As the anniversary of the quake approaches, officials here are struggling to identify bright spots from the past year; more than a million people remain in cramped camps that are morphing from temporary to long-term accommodations with no schools or job possibilities. This is particularly true in the urban capital, where conditions are growing ever more desperate. At this hospital, which is designed to handle difficult pregnancies, about 1,500 babies are now born each month.

While some families have deliberately started to rebuild after losing loved ones in the earthquake, the pregnancies are more commonly described as accidental, chalked up to desperate camp conditions that have made prostitution enticing and have enabled rapes.

On this morning, Isaie Jeanty's halls are filled with the haunting moans of women in labour; few of them are happy about bringing children into such uncertain conditions.

Milla Charles, a 24-year-old, staggered through a hallway toward the showers in her blood-stained grey T-shirt, a dazed look on her face. Minutes later, she was sitting on a hospital bed with her yet-unnamed twins, wondering how she will take care of them when she has nothing more than a tent.
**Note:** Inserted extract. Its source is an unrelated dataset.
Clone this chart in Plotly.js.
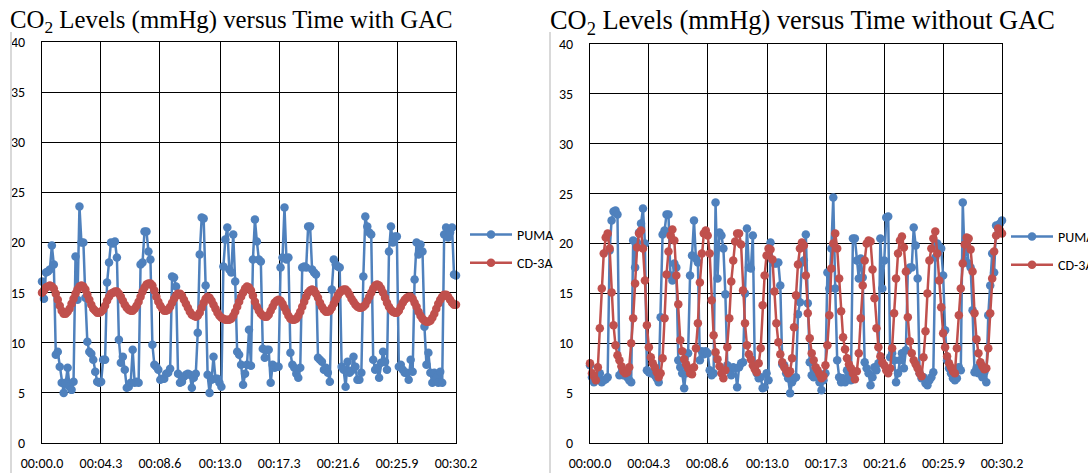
<!DOCTYPE html>
<html>
<head>
<meta charset="utf-8">
<script src="https://cdn.plot.ly/plotly-3.0.1.min.js"></script>
<style>
html,body{margin:0;padding:0;background:#fff;overflow:hidden;width:1088px;height:473px;}
#chart{width:1140px;height:473px;}
</style>
</head>
<body>
<div id="chart"></div>
<script>
// ---- Data ----
const timeLabels = ["00:00.0","00:04.3","00:08.6","00:13.0","00:17.3","00:21.6","00:25.9","00:30.2"];
const seriesNames = ["PUMA","CD-3A"];
const titleWith = "CO<sub>2</sub> Levels (mmHg) versus Time with GAC";
const titleWithout = "CO<sub>2</sub> Levels (mmHg) versus Time without GAC";

// CO2 with GAC (mmHg)
const withGacPuma = [
16.1,14.4,17.0,17.1,17.3,19.7,17.8,8.8,9.1,7.6,6.0,5.0,6.0,7.5,5.6,5.3,6.1,18.6,14.3,23.6,
20.0,20.0,14.5,10.1,9.1,8.9,8.3,7.1,6.1,6.0,6.1,8.3,8.3,16.0,18.0,20.0,19.9,20.1,18.5,10.3,
8.0,8.6,7.3,5.5,5.6,6.0,9.3,6.0,6.1,6.0,17.8,18.0,21.1,21.1,19.1,18.3,9.8,7.8,7.6,7.3,
6.3,6.4,6.4,6.9,7.0,7.4,16.6,16.5,15.6,6.9,6.0,6.1,6.6,6.8,6.9,6.8,5.5,6.5,6.9,11.0,
18.8,22.5,22.4,15.7,6.8,5.0,6.3,8.6,6.4,6.4,6.0,5.6,17.6,20.3,21.5,17.3,17.0,20.8,16.1,9.1,
8.8,7.8,5.8,6.9,7.8,11.3,7.7,18.3,22.3,20.1,18.3,18.1,9.4,8.5,9.3,9.3,6.0,7.8,7.5,7.6,
7.6,17.5,18.5,23.5,18.3,18.5,9.0,7.8,7.5,6.9,6.5,7.5,17.5,17.6,17.5,21.6,21.6,17.3,17.0,16.8,
8.5,8.3,8.1,7.3,7.5,7.0,6.1,15.3,18.3,17.8,17.6,17.5,7.6,7.3,5.6,8.1,7.0,7.2,8.6,7.6,
6.3,6.3,7.0,16.6,22.6,21.6,21.0,20.8,8.3,7.3,7.5,6.5,8.0,9.1,8.1,7.3,19.1,21.6,20.0,20.6,
20.6,7.6,7.8,7.3,7.0,7.0,6.3,8.3,7.1,16.3,20.0,18.8,19.8,19.1,11.6,7.8,9.0,7.0,6.0,7.0,
6.5,6.0,7.1,6.0,20.8,21.5,20.5,21.0,21.5,16.8,16.7
];
const withGacCd3a = [
15.0,15.2,15.5,15.6,15.7,15.6,15.4,14.9,14.3,13.7,13.2,12.9,12.9,13.1,13.4,13.9,14.4,14.9,15.3,15.6,
15.7,15.6,15.3,14.8,14.3,13.8,13.4,13.2,13.0,13.0,13.1,13.3,13.7,14.2,14.6,14.9,15.0,15.1,15.1,14.9,
14.6,14.2,13.8,13.5,13.3,13.2,13.2,13.4,13.7,14.1,14.6,15.1,15.5,15.8,15.9,15.9,15.7,15.2,14.6,14.1,
13.7,13.4,13.2,13.2,13.3,13.6,14.0,14.4,14.7,14.9,14.9,14.7,14.3,13.9,13.5,13.1,12.8,12.7,12.6,12.7,
13.0,13.5,14.0,14.4,14.6,14.5,14.2,13.8,13.4,13.0,12.7,12.5,12.4,12.3,12.3,12.3,12.4,12.7,13.1,13.6,
14.1,14.6,15.0,15.4,15.6,15.5,15.2,14.7,14.1,13.6,13.2,12.9,12.7,12.6,12.6,12.8,13.2,13.6,14.0,14.2,
14.3,14.2,13.9,13.5,13.1,12.7,12.4,12.3,12.3,12.4,12.7,13.1,13.6,14.1,14.6,15.0,15.2,15.3,15.2,14.9,
14.5,14.0,13.6,13.3,13.1,13.1,13.2,13.5,13.9,14.3,14.7,15.0,15.2,15.3,15.3,15.1,14.8,14.4,14.1,13.8,
13.6,13.5,13.5,13.6,13.8,14.2,14.6,15.0,15.4,15.7,15.8,15.7,15.4,15.0,14.5,14.0,13.6,13.3,13.1,13.0,
13.0,13.2,13.6,14.0,14.3,14.5,14.6,14.6,14.4,14.0,13.6,13.1,12.7,12.4,12.2,12.1,12.1,12.2,12.5,12.9,
13.4,13.9,14.3,14.6,14.8,14.8,14.6,14.3,14.0,13.8,13.8
];

// CO2 without GAC (mmHg)
const withoutGacPuma = [
7.8,6.6,6.1,6.5,6.8,7.0,6.1,6.3,6.4,6.6,19.3,22.3,23.2,23.3,22.9,6.8,7.0,6.8,7.0,6.6,
6.3,6.1,20.3,17.6,20.1,21.1,22.0,23.5,20.0,7.3,7.1,7.0,7.0,6.8,6.5,6.1,12.6,20.9,21.3,22.9,
22.9,16.8,16.3,18.0,17.6,8.3,7.6,7.0,5.5,7.0,9.0,16.8,18.8,22.3,18.5,18.1,8.3,9.2,8.9,9.2,
9.0,7.3,6.8,7.0,24.1,16.5,21.1,20.8,19.5,14.9,7.8,7.5,6.8,7.6,7.5,5.6,7.6,8.0,8.1,15.0,
21.5,17.6,17.5,20.8,7.6,7.0,6.5,6.6,5.5,5.6,7.0,6.3,20.1,18.3,18.0,18.0,18.1,15.8,7.9,7.8,
7.0,6.5,5.0,6.1,6.5,6.6,12.9,14.1,18.1,18.3,20.9,14.0,8.1,6.8,6.6,7.1,7.0,6.1,5.3,6.3,
7.0,17.1,15.5,19.5,24.6,15.5,8.3,6.6,6.1,6.5,6.1,7.3,6.5,6.3,20.5,20.5,18.3,16.5,18.5,16.6,
8.1,7.5,7.0,5.8,6.6,7.6,7.3,8.0,20.5,15.5,18.3,22.6,22.7,8.6,9.0,8.3,6.1,7.0,8.3,9.0,
7.5,9.3,17.3,17.6,17.6,21.6,19.8,16.5,7.0,6.5,6.6,6.0,5.8,6.3,6.6,7.1,18.6,20.0,19.7,19.5,
16.8,11.3,8.3,7.5,7.0,6.5,6.3,6.5,7.6,7.3,24.1,18.3,20.0,18.0,17.6,13.3,7.1,7.5,7.0,8.0,
6.6,7.1,6.1,12.8,15.8,19.0,17.1,21.8,21.8,22.0,22.3
];
const withoutGacCd3a = [
8.0,7.0,6.7,6.3,7.6,11.5,15.5,19.0,20.6,21.0,19.5,15.1,11.8,9.8,8.8,8.3,7.7,7.2,7.0,7.1,
7.6,10.0,12.5,16.0,19.6,21.0,21.3,19.5,16.3,11.8,9.6,8.6,8.0,7.6,7.1,6.6,7.0,8.5,12.5,16.9,
19.2,20.8,21.4,20.3,16.8,13.9,10.3,9.2,8.4,7.9,7.5,7.0,6.9,7.6,9.5,12.0,16.1,19.0,21.0,21.3,
20.8,19.0,14.3,10.8,9.1,8.4,7.7,7.0,6.5,7.3,9.6,12.5,16.2,18.3,20.2,21.0,21.0,19.9,15.3,12.0,
9.8,8.9,8.4,7.8,7.4,7.1,8.0,9.5,13.8,16.8,18.8,19.5,19.4,18.4,15.2,12.0,10.1,8.9,8.1,7.6,
7.3,7.0,7.2,8.5,11.6,14.8,17.9,19.5,20.1,19.8,16.8,13.0,10.5,9.0,8.3,7.6,7.3,6.9,6.5,6.7,
7.8,9.8,12.8,17.5,20.0,21.0,19.5,16.5,13.2,10.6,9.4,8.5,7.9,7.5,7.0,6.4,7.2,9.0,12.5,15.8,
18.3,20.0,20.3,20.2,17.4,14.5,11.5,9.6,8.7,8.1,7.8,7.3,7.0,7.5,9.5,13.0,16.5,19.0,20.3,20.7,
19.6,17.2,12.6,10.2,9.0,8.3,7.9,7.5,7.0,6.7,8.6,11.2,15.0,18.3,19.5,20.5,21.2,19.0,16.3,13.6,
11.0,9.6,8.7,8.0,7.6,7.2,7.0,9.5,12.8,15.5,18.0,19.9,20.6,20.5,19.4,17.2,13.0,10.4,9.0,8.1,
7.7,7.4,7.5,9.5,13.0,16.5,19.2,20.8,21.5,21.3,21.0
];

// ---- Build ----
function toSeconds(lbl){ const p = lbl.split(":"); return parseFloat(p[0])*60 + parseFloat(p[1]); }
const tickVals = timeLabels.map(toSeconds);
const tEnd = tickVals[tickVals.length-1];
const nPts = withGacPuma.length;
const times = withGacPuma.map((_, i) => i * tEnd / (nPts - 1));

const BLUE = "#4F81BD", RED = "#C0504D";
const FONT = "Calibri, Carlito, 'Liberation Sans', Arial, sans-serif";
const SERIF = "'Times New Roman', 'Liberation Serif', serif";

function tr(y, name, color, xa, ya, lg){
  return {
    x: times, y: y, name: name, type: "scatter", mode: "lines+markers",
    xaxis: xa, yaxis: ya, legend: lg, legendgroup: name + lg,
    line: {color: color, width: 2.5},
    marker: {color: color, size: 8.5, symbol: "circle"},
    cliponaxis: false
  };
}
const data = [
  tr(withGacPuma, seriesNames[0], BLUE, "x", "y", "legend"),
  tr(withGacCd3a, seriesNames[1], RED, "x", "y", "legend"),
  tr(withoutGacPuma, seriesNames[0], BLUE, "x2", "y2", "legend2"),
  tr(withoutGacCd3a, seriesNames[1], RED, "x2", "y2", "legend2")
];

// figure is drawn a bit wider than the 1088 px window so that the right legend
// runs off the edge, as in the reference
const W = 1140, H = 473;
const px = v => v / W;
const py = v => (H - v) / H;

function xax(domain, anchor){
  return {
    domain: domain, anchor: anchor, range: [0, tEnd],
    tickmode: "array", tickvals: tickVals, ticktext: timeLabels,
    showgrid: true, gridcolor: "#000", gridwidth: 1,
    showline: true, linecolor: "#000", linewidth: 1, mirror: true,
    zeroline: false, ticks: "", ticklabelstandoff: 7,
    tickfont: {family: FONT, size: 14, color: "#000"}, fixedrange: true
  };
}
function yax(domain, anchor){
  return {
    domain: domain, anchor: anchor, range: [0, 40], dtick: 5, tick0: 0,
    showgrid: true, gridcolor: "#000", gridwidth: 1,
    showline: true, linecolor: "#000", linewidth: 1, mirror: true,
    zeroline: false, ticks: "", ticklabelstandoff: 13,
    tickfont: {family: FONT, size: 14, color: "#000"}, fixedrange: true
  };
}
function lgd(x, y){
  return {
    x: x, y: y, xanchor: "left", yanchor: "top",
    font: {family: FONT, size: 14, color: "#000"},
    bgcolor: "rgba(0,0,0,0)", traceorder: "grouped", tracegroupgap: 7,
    itemwidth: 42,
    itemclick: false, itemdoubleclick: false
  };
}

const layout = {
  width: W, height: H, margin: {l: 0, r: 0, t: 0, b: 0},
  paper_bgcolor: "#fff", plot_bgcolor: "#fff", showlegend: true,
  xaxis: xax([px(42), px(456)], "y"),
  yaxis: yax([py(443), py(42)], "x"),
  xaxis2: xax([px(590), px(1002)], "y2"),
  yaxis2: yax([py(443), py(44)], "x2"),
  legend: lgd(px(465), py(219)),
  legend2: lgd(px(1006), py(221)),
  annotations: [
    {text: titleWith, xref: "paper", yref: "paper", x: px(8), y: py(4), xanchor: "left", yanchor: "top",
     showarrow: false, font: {family: SERIF, size: 24.8, color: "#000"}},
    {text: titleWithout, xref: "paper", yref: "paper", x: px(548), y: py(3), xanchor: "left", yanchor: "top",
     showarrow: false, font: {family: SERIF, size: 26.4, color: "#000"}}
  ],
  shapes: [
    {type: "line", xref: "paper", yref: "paper", x0: px(11), x1: px(11), y0: py(32), y1: 0, line: {color: "#d9d9d9", width: 2}},
    {type: "line", xref: "paper", yref: "paper", x0: px(550), x1: px(550), y0: py(32), y1: 0, line: {color: "#d9d9d9", width: 2}}
  ]
};

Plotly.newPlot("chart", data, layout, {displayModeBar: false, staticPlot: true});
</script>
</body>
</html>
She was "not responsible" for getting pregnant, she explained, adding that the father "doesn't care" to be involved in the situation, the magnitude of which instantly doubled when two babies came out instead of one.

Asked what their future might be like, Ms. Charles barely moved her lips. A few hours later, once her bleeding had stopped, Ms. Charles was discharged.

Tara Newell, a Canadian who runs the hospital for Doctors Without Borders, said women who cannot manage their babies - particularly if the newborn is sick or weak - often leave their children at the hospital. An entire wall in the neonatal unit is lined with orphans, including a set of twins whose young mother died during childbirth and whose extended family couldn't manage with them in their tent; there is three-month-old Luis, ailing Job and tiny Moise, a month-old preemie no bigger than a robin, who was discarded by his mother.

In a tent outside for cholera victims - the only treatment centre here set up for pregnant sufferers - there are more orphans. A nameless boy barely bigger than Moise sleeps with his left hand splayed across his heart. His future is unclear. If, unlike his mother, he survives cholera, there will be no one to take him home.

Ms. Newell, who has been working here since last summer, said the hospital has also seen a notable rise in the number of young teens delivering in recent months.

"In the camps, people are confined. They have no jobs. There's nothing to do," she said, adding: "People have lost control of their children. You see a lot of young girls getting pregnant, which leads to the question of sexual violence."

In reality, there is no question.

Grassroots women's organizations monitoring sexual violence in Port-au-Prince's camps have, with the help of Amnesty International, documented a marked escalation in the incidences of rape. The attacks typically happen at night, when aggressors slice their way into tents and tarp-covered hovels, or lurk in the shadows near latrines to grab women, many of whom are vulnerable because they lost their protectors - husband, brothers and fathers - to last year's earthquake.

That's what happened to 22-year-old Mirlande. She lost her entire family in the earthquake and has been sleeping in a borrowed bed on the Champs de Mars, a formerly public square between the city's largest police station and the presidential palace now crowded with tents.

"As I was crossing the street to buy something, a young man suddenly grabbed me and put a black plastic bag on my head," she said. "I just lost control."

She woke up some time later in a strange tent, bleeding, with "10 men on me."

"As I was yelling for help, they said 'We didn't kill you. What are you crying for?' " A month later, she knew she was pregnant. The $150 (U.S.) she needed to have an abortion never materialized and now she has a month-old baby who is a frequent witness to her tears, and she to his.

"The baby cries a lot. My milk isn't enough for him," she said.

"I should not like him. When he came out of me, I began to love him," she said. "But I will never forget."